Segundo um antiquíssimo mito grego, havia, no princípio dos tempos, apenas um grande Ovo Cósmico flutuando num espaço infinito. Para a ciência, o Universo, antes do Big Bang, estava condensado em um minúsculo ponto coeso. Platão, em O Banquete, sugere, por meio de Aristófanes, que o ser humano era, no princípio, a um só tempo homem e mulher – e o mito da androginia original aparece também, segundo alguns autores, no Gênesis bíblico. No início, enfim, não havia qualquer divisão, e este estado de absoluta indiferenciação era plenamente pacífico.
Eis que, segundo o mito grego, surge uma grande espada que se movimenta ameaçadoramente em direção ao Ovo Cósmico: é o Grande Separador. O Universo explode e tem início. Surgem céus e terras, homens e mulheres, luzes e trevas. As estações se fazem. A vida surge, trazendo consigo a morte. Há, agora, o em cima e o embaixo. Há, agora, a esquerda e a direita.
Uma infinidade de símbolos religiosos parece dizer respeito a essas dualidades da existência: da Roda de Samsara hindu e budista ao yin e yang Taoista, da estrela de Davi judaica à cruz cristã.

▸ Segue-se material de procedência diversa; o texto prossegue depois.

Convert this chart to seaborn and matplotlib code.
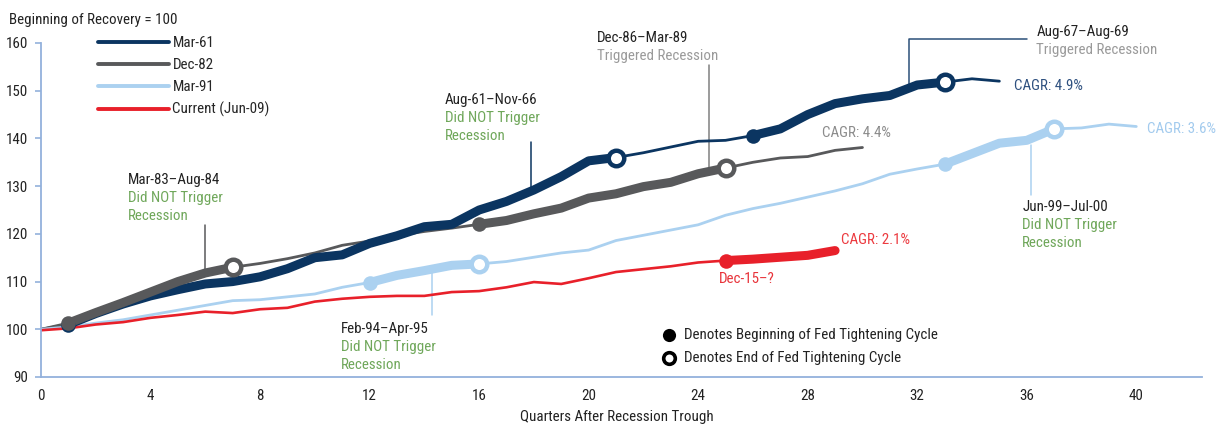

Heráclito dizia que todas as coisas se manifestam pela oposição e da oposição resulta a mais bela harmonia. [1] Para Kierkegaard, o paradoxo é substância fundamental de todas as questões mais elevadas. [2] “O paradoxo pertence ao bem espiritual mais elevado”, disse ainda Jung. “O significado unívoco é um sinal de fraqueza”. [3]
2. O DIÁLOGO E SEU ROMPIMENTO
Para David Bohm, um dos maiores físicos do último século, a palavra diálogo se relaciona à ideia de uma corrente de significados (“logos”) que passa em meio aos interlocutores. Em um diálogo verdadeiro, busca-se louvar e engrandecer essa corrente de significados. Sua essência, portanto, não é o embate, mas um alegre jogo em que todos ganham, na medida em que cada um contribui um tanto para a formação de um sentido que, em última análise, pode manter unida a teia social.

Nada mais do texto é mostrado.